Task to complete
Repeat the listing that follows, character for character, minus the pictures.

Information supplied

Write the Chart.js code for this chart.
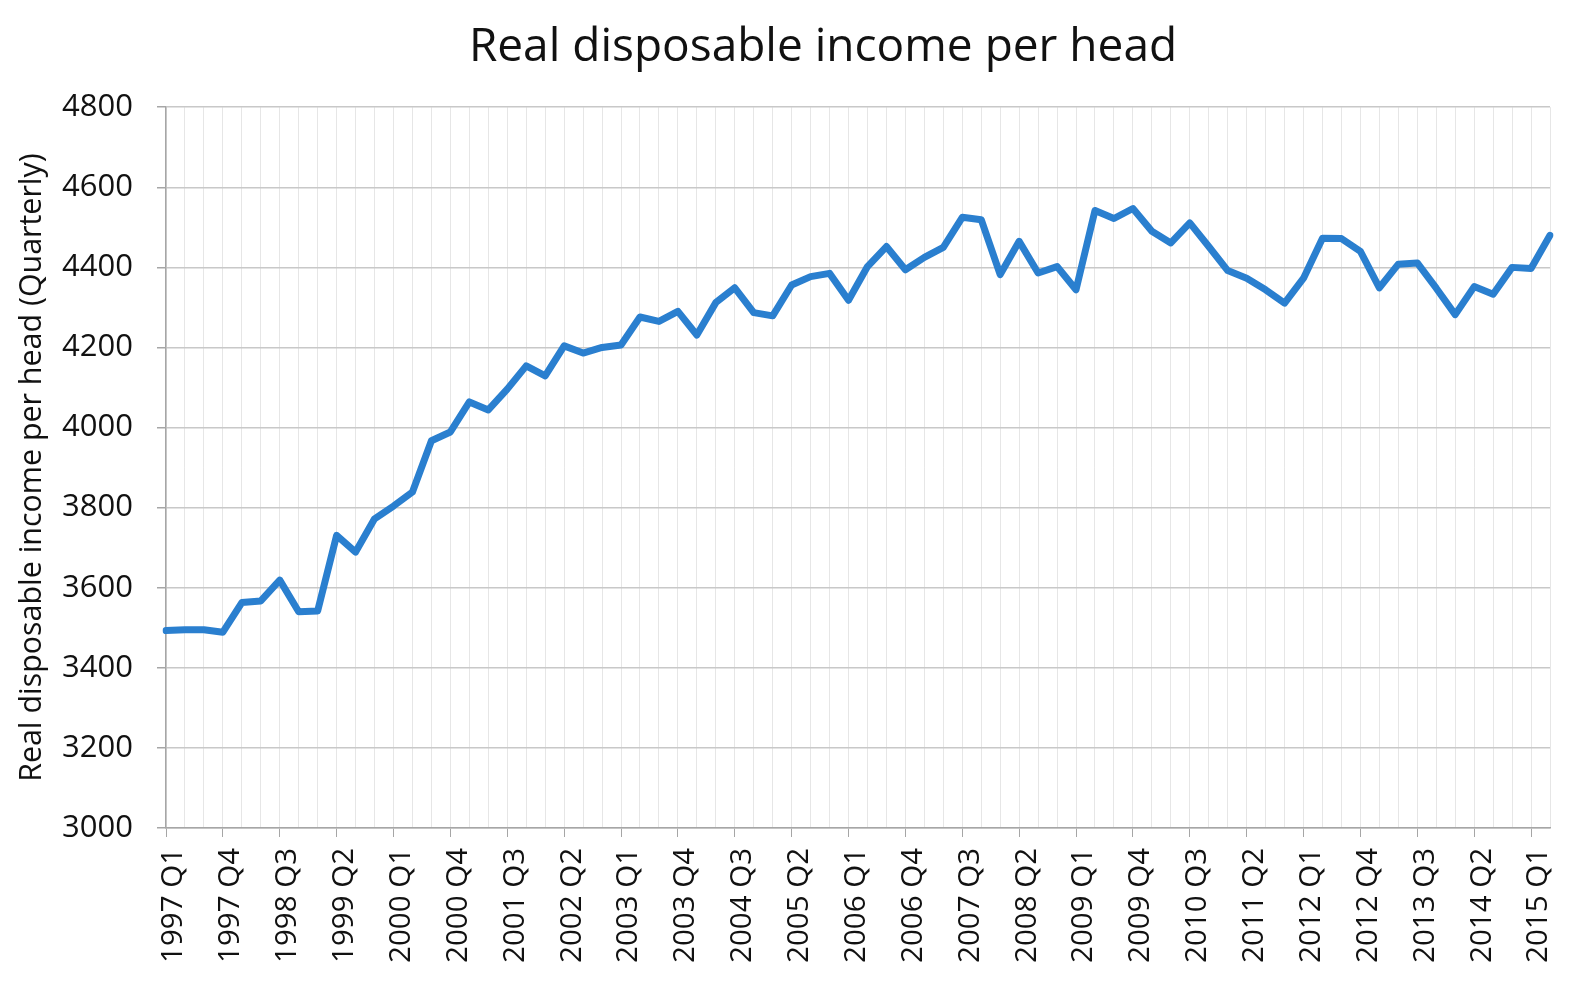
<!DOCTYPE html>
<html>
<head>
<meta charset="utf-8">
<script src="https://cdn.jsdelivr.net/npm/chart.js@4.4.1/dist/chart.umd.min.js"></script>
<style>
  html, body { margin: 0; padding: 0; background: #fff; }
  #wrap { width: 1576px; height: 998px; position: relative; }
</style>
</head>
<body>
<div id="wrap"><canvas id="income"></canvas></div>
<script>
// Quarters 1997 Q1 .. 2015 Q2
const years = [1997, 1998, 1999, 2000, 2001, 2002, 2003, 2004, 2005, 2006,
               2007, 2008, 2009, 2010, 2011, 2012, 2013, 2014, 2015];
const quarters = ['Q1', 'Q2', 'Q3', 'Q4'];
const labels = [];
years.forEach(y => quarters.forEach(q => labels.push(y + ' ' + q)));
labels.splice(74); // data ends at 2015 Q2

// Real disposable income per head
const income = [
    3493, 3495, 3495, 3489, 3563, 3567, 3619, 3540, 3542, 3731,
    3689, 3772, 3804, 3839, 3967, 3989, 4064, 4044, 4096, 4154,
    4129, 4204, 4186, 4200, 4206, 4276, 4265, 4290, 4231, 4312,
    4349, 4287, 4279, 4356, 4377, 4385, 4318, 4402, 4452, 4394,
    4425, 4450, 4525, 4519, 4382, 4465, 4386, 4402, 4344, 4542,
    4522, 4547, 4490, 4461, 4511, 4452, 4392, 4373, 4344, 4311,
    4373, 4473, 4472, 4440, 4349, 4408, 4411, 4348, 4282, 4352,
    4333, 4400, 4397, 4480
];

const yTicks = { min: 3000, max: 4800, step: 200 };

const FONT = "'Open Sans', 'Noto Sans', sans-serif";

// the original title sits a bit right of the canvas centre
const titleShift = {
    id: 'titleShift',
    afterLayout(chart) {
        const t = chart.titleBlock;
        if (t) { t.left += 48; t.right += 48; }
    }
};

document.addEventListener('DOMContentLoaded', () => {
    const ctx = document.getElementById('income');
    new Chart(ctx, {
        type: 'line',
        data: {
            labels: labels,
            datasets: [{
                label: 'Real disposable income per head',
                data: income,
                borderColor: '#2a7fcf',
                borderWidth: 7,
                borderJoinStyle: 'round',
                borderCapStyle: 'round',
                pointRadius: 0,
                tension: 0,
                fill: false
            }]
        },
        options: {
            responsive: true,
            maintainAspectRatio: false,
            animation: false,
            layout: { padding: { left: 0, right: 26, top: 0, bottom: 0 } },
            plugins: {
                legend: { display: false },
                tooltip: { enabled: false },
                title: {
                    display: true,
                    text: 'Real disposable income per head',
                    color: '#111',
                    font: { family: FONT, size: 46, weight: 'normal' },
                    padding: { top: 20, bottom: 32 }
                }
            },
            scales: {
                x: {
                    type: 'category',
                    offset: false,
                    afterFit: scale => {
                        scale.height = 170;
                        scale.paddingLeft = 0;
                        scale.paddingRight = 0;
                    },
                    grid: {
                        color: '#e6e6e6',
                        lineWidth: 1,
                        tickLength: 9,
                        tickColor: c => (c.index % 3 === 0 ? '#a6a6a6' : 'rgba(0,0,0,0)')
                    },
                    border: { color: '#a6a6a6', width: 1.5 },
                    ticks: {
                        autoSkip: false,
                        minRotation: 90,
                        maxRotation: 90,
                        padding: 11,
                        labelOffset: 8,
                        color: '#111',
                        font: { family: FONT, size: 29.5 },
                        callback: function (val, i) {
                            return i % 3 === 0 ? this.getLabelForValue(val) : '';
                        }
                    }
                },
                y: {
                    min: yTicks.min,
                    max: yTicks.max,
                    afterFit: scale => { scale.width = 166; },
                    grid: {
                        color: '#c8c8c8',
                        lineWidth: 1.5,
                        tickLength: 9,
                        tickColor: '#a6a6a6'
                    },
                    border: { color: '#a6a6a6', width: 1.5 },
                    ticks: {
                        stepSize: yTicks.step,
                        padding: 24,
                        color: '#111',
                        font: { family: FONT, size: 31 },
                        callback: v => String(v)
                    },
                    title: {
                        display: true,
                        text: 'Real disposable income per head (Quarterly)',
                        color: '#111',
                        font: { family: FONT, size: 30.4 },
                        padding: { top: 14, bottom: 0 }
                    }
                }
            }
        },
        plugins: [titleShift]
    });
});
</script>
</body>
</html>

Exercise output
Write the Chart.js code for this chart.
<!DOCTYPE html>
<html>
<head>
<meta charset="utf-8">
<script src="https://cdn.jsdelivr.net/npm/chart.js@4.4.1/dist/chart.umd.min.js"></script>
<style>
  html, body { margin: 0; padding: 0; background: #fff; }
  #wrap { width: 1576px; height: 998px; position: relative; }
</style>
</head>
<body>
<div id="wrap"><canvas id="income"></canvas></div>
<script>
// Quarters 1997 Q1 .. 2015 Q2
const years = [1997, 1998, 1999, 2000, 2001, 2002, 2003, 2004, 2005, 2006,
               2007, 2008, 2009, 2010, 2011, 2012, 2013, 2014, 2015];
const quarters = ['Q1', 'Q2', 'Q3', 'Q4'];
const labels = [];
years.forEach(y => quarters.forEach(q => labels.push(y + ' ' + q)));
labels.splice(74); // data ends at 2015 Q2

// Real disposable income per head
const income = [
    3493, 3495, 3495, 3489, 3563, 3567, 3619, 3540, 3542, 3731,
    3689, 3772, 3804, 3839, 3967, 3989, 4064, 4044, 4096, 4154,
    4129, 4204, 4186, 4200, 4206, 4276, 4265, 4290, 4231, 4312,
    4349, 4287, 4279, 4356, 4377, 4385, 4318, 4402, 4452, 4394,
    4425, 4450, 4525, 4519, 4382, 4465, 4386, 4402, 4344, 4542,
    4522, 4547, 4490, 4461, 4511, 4452, 4392, 4373, 4344, 4311,
    4373, 4473, 4472, 4440, 4349, 4408, 4411, 4348, 4282, 4352,
    4333, 4400, 4397, 4480
];

const yTicks = { min: 3000, max: 4800, step: 200 };

const FONT = "'Open Sans', 'Noto Sans', sans-serif";

// the original title sits a bit right of the canvas centre
const titleShift = {
    id: 'titleShift',
    afterLayout(chart) {
        const t = chart.titleBlock;
        if (t) { t.left += 48; t.right += 48; }
    }
};

document.addEventListener('DOMContentLoaded', () => {
    const ctx = document.getElementById('income');
    new Chart(ctx, {
        type: 'line',
        data: {
            labels: labels,
            datasets: [{
                label: 'Real disposable income per head',
                data: income,
                borderColor: '#2a7fcf',
                borderWidth: 7,
                borderJoinStyle: 'round',
                borderCapStyle: 'round',
                pointRadius: 0,
                tension: 0,
                fill: false
            }]
        },
        options: {
            responsive: true,
            maintainAspectRatio: false,
            animation: false,
            layout: { padding: { left: 0, right: 26, top: 0, bottom: 0 } },
            plugins: {
                legend: { display: false },
                tooltip: { enabled: false },
                title: {
                    display: true,
                    text: 'Real disposable income per head',
                    color: '#111',
                    font: { family: FONT, size: 46, weight: 'normal' },
                    padding: { top: 20, bottom: 32 }
                }
            },
            scales: {
                x: {
                    type: 'category',
                    offset: false,
                    afterFit: scale => {
                        scale.height = 170;
                        scale.paddingLeft = 0;
                        scale.paddingRight = 0;
                    },
                    grid: {
                        color: '#e6e6e6',
                        lineWidth: 1,
                        tickLength: 9,
                        tickColor: c => (c.index % 3 === 0 ? '#a6a6a6' : 'rgba(0,0,0,0)')
                    },
                    border: { color: '#a6a6a6', width: 1.5 },
                    ticks: {
                        autoSkip: false,
                        minRotation: 90,
                        maxRotation: 90,
                        padding: 11,
                        labelOffset: 8,
                        color: '#111',
                        font: { family: FONT, size: 29.5 },
                        callback: function (val, i) {
                            return i % 3 === 0 ? this.getLabelForValue(val) : '';
                        }
                    }
                },
                y: {
                    min: yTicks.min,
                    max: yTicks.max,
                    afterFit: scale => { scale.width = 166; },
                    grid: {
                        color: '#c8c8c8',
                        lineWidth: 1.5,
                        tickLength: 9,
                        tickColor: '#a6a6a6'
                    },
                    border: { color: '#a6a6a6', width: 1.5 },
                    ticks: {
                        stepSize: yTicks.step,
                        padding: 24,
                        color: '#111',
                        font: { family: FONT, size: 31 },
                        callback: v => String(v)
                    },
                    title: {
                        display: true,
                        text: 'Real disposable income per head (Quarterly)',
                        color: '#111',
                        font: { family: FONT, size: 30.4 },
                        padding: { top: 14, bottom: 0 }
                    }
                }
            }
        },
        plugins: [titleShift]
    });
});
</script>
</body>
</html>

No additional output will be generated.